Renishaw unveiled its four-laser metal Additive Manufacturing machine at formnext 2017, Frankfurt, Germany, November 14-17. Titled the RenAM 500Q, the four-laser system has the potential to significantly improve productivity in the company’s most commonly used machine platform size.
The use of four lasers in an AM system can increase production speed by up to four times.
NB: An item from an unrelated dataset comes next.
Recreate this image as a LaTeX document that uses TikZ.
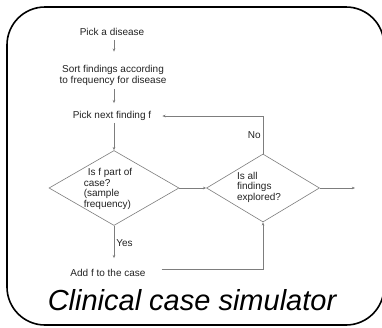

Renishaw stated that it expects the RenAM 500Q to broaden the market appeal of metal Additive Manufacturing into applications that are presently uneconomic, and potentially into new industries that have yet to embrace AM for production.
“Multiple laser technology in a small footprint system will broaden the appeal of Additive Manufacturing in new markets and applications,” explained Robin Weston, Marketing Manager at Renishaw’s Additive Manufacturing Products Division.
According to the company, the primary benefit offered by the system is a substantial reduction in cost per part, whilst maintaining the quality and precision offered by standard single laser systems.
“The technology is moving towards applications where it’s not just the technical benefits of AM that are attractive but also the production economics of using it in a serialised manufacturing process for high-quality components.”
During formnext, Renishaw also presented its new High Temperature Build Volume technology, which it states will enable manufacturers to build components from materials that are not currently feasible.
High Temperature Build Volume technology reportedly enables the production of bulkier parts with less risk of thermal stress effects. This has the potential to further expand the capabilities of AM and provide a platform for research and development.